Moralisation de la vie publique, numéro vert et carton rouge
Dans le cadre de cette même réforme judiciaire, il est prévu un durcissement des sanctions contre la corruption, le détournement de fonds publics et autres voies d’enrichissement illicite. Ce dernier, jusque-là impuni par le législateur, devrait désormais faire l’objet d’un article spécifique dans la nouvelle mouture du Code pénal. En vertu de l’article 256-7 de l’avant-projet présenté par le ministre de la Justice, les fonctionnaires publics incriminés écoperont ainsi de 2 mois à un an d’emprisonnement et de 5000 à 50.000 dirhams d’amende. Dans le même souci de moralisation de la vie publique et de lutte participative contre la corruption, en juin dernier, les autorités judiciaires ont mis en place un numéro vert (0800004747) pour encourager les citoyens à dénoncer sous anonymat les actes de corruption et autres trafics d’influence. Un outil bien pensé, les appels des témoins étant automatiquement transférés à des magistrats spécialisés, qui transmettent ensuite les dossiers au Parquet compétent. La ligne a déjà permis l’arrestation en flagrant délit de trois fonctionnaires en juillet dernier, en l’occurrence un employé de l’administration des Douanes dans la métropole économique à Casablanca, un président de commune à Meknès et un moqaddem à Casablanca. Des débuts encourageants, sachant que le phénomène est aussi tabou qu’endémique.
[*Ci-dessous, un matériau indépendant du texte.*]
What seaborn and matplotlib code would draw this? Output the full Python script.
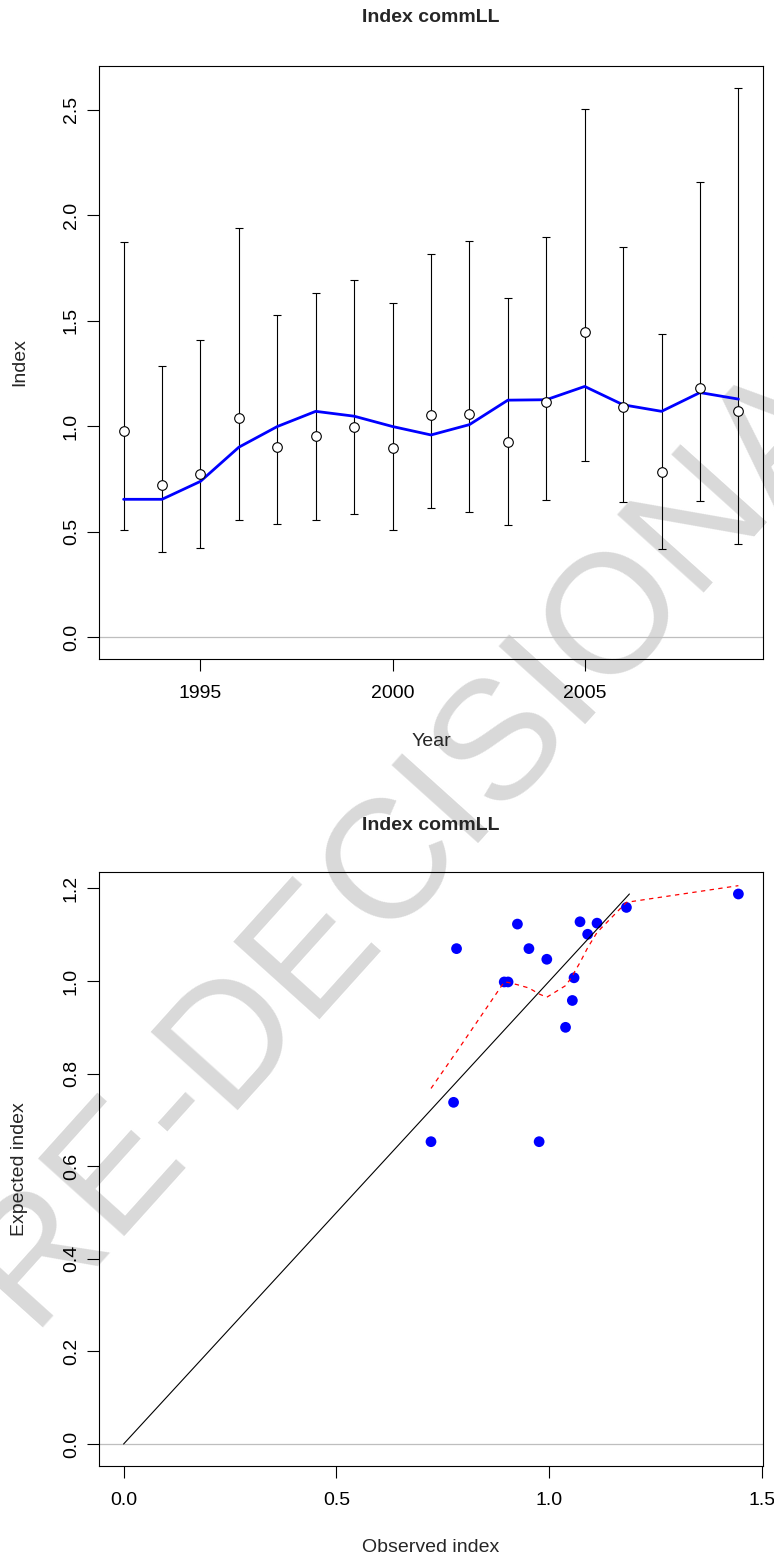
import matplotlib
matplotlib.use("Agg")
import matplotlib.pyplot as plt
import seaborn as sns
import pandas as pd

# ---- data -------------------------------------------------------------
years = [1993, 1994, 1995, 1996, 1997, 1998, 1999, 2000, 2001,
         2002, 2003, 2004, 2005, 2006, 2007, 2008, 2009]
observed = [0.976, 0.722, 0.775, 1.038, 0.903, 0.952, 0.994, 0.894, 1.054,
            1.058, 0.925, 1.112, 1.444, 1.090, 0.782, 1.181, 1.072]
lower_ci = [0.508, 0.403, 0.423, 0.555, 0.537, 0.557, 0.582, 0.508, 0.613,
            0.595, 0.533, 0.651, 0.833, 0.640, 0.419, 0.646, 0.439]
upper_ci = [1.872, 1.286, 1.406, 1.938, 1.528, 1.629, 1.693, 1.582, 1.816,
            1.878, 1.609, 1.896, 2.505, 1.851, 1.435, 2.155, 2.603]
expected = [0.653, 0.653, 0.738, 0.900, 0.998, 1.070, 1.047, 0.998, 0.958,
            1.007, 1.123, 1.125, 1.188, 1.101, 1.070, 1.159, 1.128]

# smoother of expected on observed, evaluated at the sorted observed values
smooth_x = [0.722, 0.775, 0.782, 0.894, 0.903, 0.925, 0.952, 0.976, 0.994,
            1.038, 1.054, 1.058, 1.072, 1.090, 1.112, 1.181, 1.444]
smooth_y = [0.768, 0.838, 0.847, 0.998, 0.997, 0.992, 0.985, 0.972, 0.965,
            0.990, 1.010, 1.018, 1.040, 1.072, 1.105, 1.170, 1.206]

title = "Index commLL"
watermark = "PRE-DECISIONAL"

top_xticks = [1995, 2000, 2005]
top_yticks = [0.0, 0.5, 1.0, 1.5, 2.0, 2.5]
bot_xticks = [0.0, 0.5, 1.0, 1.5]
bot_yticks = [0.0, 0.2, 0.4, 0.6, 0.8, 1.0, 1.2]

df = pd.DataFrame({"Year": years, "Observed": observed, "Lower": lower_ci,
                   "Upper": upper_ci, "Expected": expected})

# ---- style ------------------------------------------------------------
sns.set_theme(style="ticks")
plt.rcParams["font.family"] = ["Liberation Sans", "DejaVu Sans"]
plt.rcParams["axes.edgecolor"] = "black"
plt.rcParams["axes.linewidth"] = 0.8

W, H = 774, 1560
fig = plt.figure(figsize=(W / 100, H / 100), dpi=100)
fig.patch.set_facecolor("white")

def px_axes(left, top, right, bottom):
    return fig.add_axes([left / W, 1 - bottom / H, (right - left) / W, (bottom - top) / H])

ax1 = px_axes(99, 66, 763, 659)
ax2 = px_axes(99, 872, 763, 1466)

FS = 14
for ax in (ax1, ax2):
    ax.set_facecolor("none")
    for s in ax.spines.values():
        s.set_visible(True)
        s.set_color("black")
        s.set_linewidth(0.8)
    ax.tick_params(axis="both", direction="out", length=8.3, width=0.8,
                   color="black", labelsize=FS, labelcolor="black")
    ax.tick_params(axis="x", pad=10.5)
    ax.tick_params(axis="y", pad=5.5)

# diagonal watermark behind both panels
fig.text(400 / W, 1 - 850 / H, watermark, rotation=48, fontsize=122,
         color="#d9d9d9", ha="center", va="center", zorder=-1,
         family=["Liberation Sans", "DejaVu Sans"])

# ---- top panel: index by year ------------------------------------------
ax1.axhline(0, color="#bebebe", lw=0.9, zorder=1)
ax1.errorbar(df["Year"], df["Observed"],
             yerr=[df["Observed"] - df["Lower"], df["Upper"] - df["Observed"]],
             fmt="none", ecolor="black", elinewidth=0.8, capsize=2.6,
             capthick=0.8, zorder=2)
sns.lineplot(data=df, x="Year", y="Expected", ax=ax1, color="#0000ff",
             lw=2.0, zorder=3)
sns.scatterplot(data=df, x="Year", y="Observed", ax=ax1, s=48,
                facecolor="white", edgecolor="black", linewidth=0.8, zorder=4)

ax1.set_xlim(1992.36, 2009.64)
ax1.set_ylim(-0.104, 2.707)
ax1.set_xticks(top_xticks)
ax1.set_xticklabels([str(t) for t in top_xticks])
ax1.set_yticks(top_yticks)
ax1.set_yticklabels([f"{t:.1f}" for t in top_yticks], rotation=90, va="center")
ax1.set_xlabel("Year", fontsize=FS)
ax1.set_ylabel("Index", fontsize=FS)
ax1.xaxis.set_label_coords(0.5, -82 / 593)
ax1.xaxis.label.set_va("center")
ax1.yaxis.set_label_coords(-79 / 664, 0.5)
ax1.yaxis.label.set_va("center")
ax1.set_title(title, fontsize=FS, fontweight="bold", y=1 + 48 / 593, pad=0,
              va="center")

# ---- bottom panel: expected vs observed ---------------------------------
ax2.axhline(0, color="#bebebe", lw=0.9, zorder=1)
sns.scatterplot(data=df, x="Observed", y="Expected", ax=ax2, s=60,
                color="#0000ff", edgecolor="none", zorder=2)
diag = [0, max(expected)]
sns.lineplot(x=diag, y=diag, ax=ax2, color="black", lw=0.8, zorder=3)
sns.lineplot(x=smooth_x, y=smooth_y, ax=ax2, color="#ff0000", lw=0.9,
             zorder=4)
ax2.lines[-1].set_dashes((3.5, 3.5))

ax2.set_xlim(-0.0578, 1.5018)
ax2.set_ylim(-0.0475, 1.2355)
ax2.set_xticks(bot_xticks)
ax2.set_xticklabels([f"{t:.1f}" for t in bot_xticks])
ax2.set_yticks(bot_yticks)
ax2.set_yticklabels([f"{t:.1f}" for t in bot_yticks], rotation=90, va="center")
ax2.set_xlabel("Observed index", fontsize=FS)
ax2.set_ylabel("Expected index", fontsize=FS)
ax2.xaxis.set_label_coords(0.5, -81 / 594)
ax2.xaxis.label.set_va("center")
ax2.yaxis.set_label_coords(-79 / 664, 0.5)
ax2.yaxis.label.set_va("center")
ax2.set_title(title, fontsize=FS, fontweight="bold", y=1 + 46 / 594, pad=0,
              va="center")

fig.savefig("out.png", dpi=100, facecolor="white")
En effet, malgré la progression du Royaume dans le classement de Transparency International (passant en 2014 de la 91ème à la 80e place de l’indice sur la corruption) et les initiatives des gouvernements successifs visant à endiguer ce fléau, celui-ci continue à gangréner tous les secteurs d’activité, publics comme privés, et tous les échelons de la société.
Travail des enfants, droits des mineurs
Le travail des enfants mineurs figure parmi les débats les plus vifs qui agitent les médias nationaux. Et pour cause. Les chiffres font froid dans le dos. Ainsi, selon le «Collectif pour l’éradication du travail des petites bonnes», entre 60.000 et 80. 000 fillettes de 8 à 15 ans, issues pour la plupart de milieux ruraux et pauvres, sont exploitées comme domestiques à travers le pays. Déscolarisées très jeunes par leurs familles, elles sont placées par des intermédiaires (les fameux samsaras) chez des familles citadines des classes moyenne ou aisée en contrepartie d’un salaire mensuel excédant rarement les 500 dirhams, et sont souvent victimes de traitements dégradants voire de maltraitance physique et sexuelle. Suite à l’indignation générale suscitée par la mort de petites bonnes torturées par leurs patrons ces dernières années, le législateur a décidé de durcir le ton à l’encontre des employeurs. Ceux-ci, en vertu du projet de loi 19-12, risquent désormais des peines de un à trois ans de prison. L’âge de recrutement sera de 16 ans au moins, avec contrat de travail, salaire minimum et indemnités de licenciement. Ceci dit, comme dans tous les autres domaines, il reste à combler le fossé entre l’adoption de la loi et son application effective.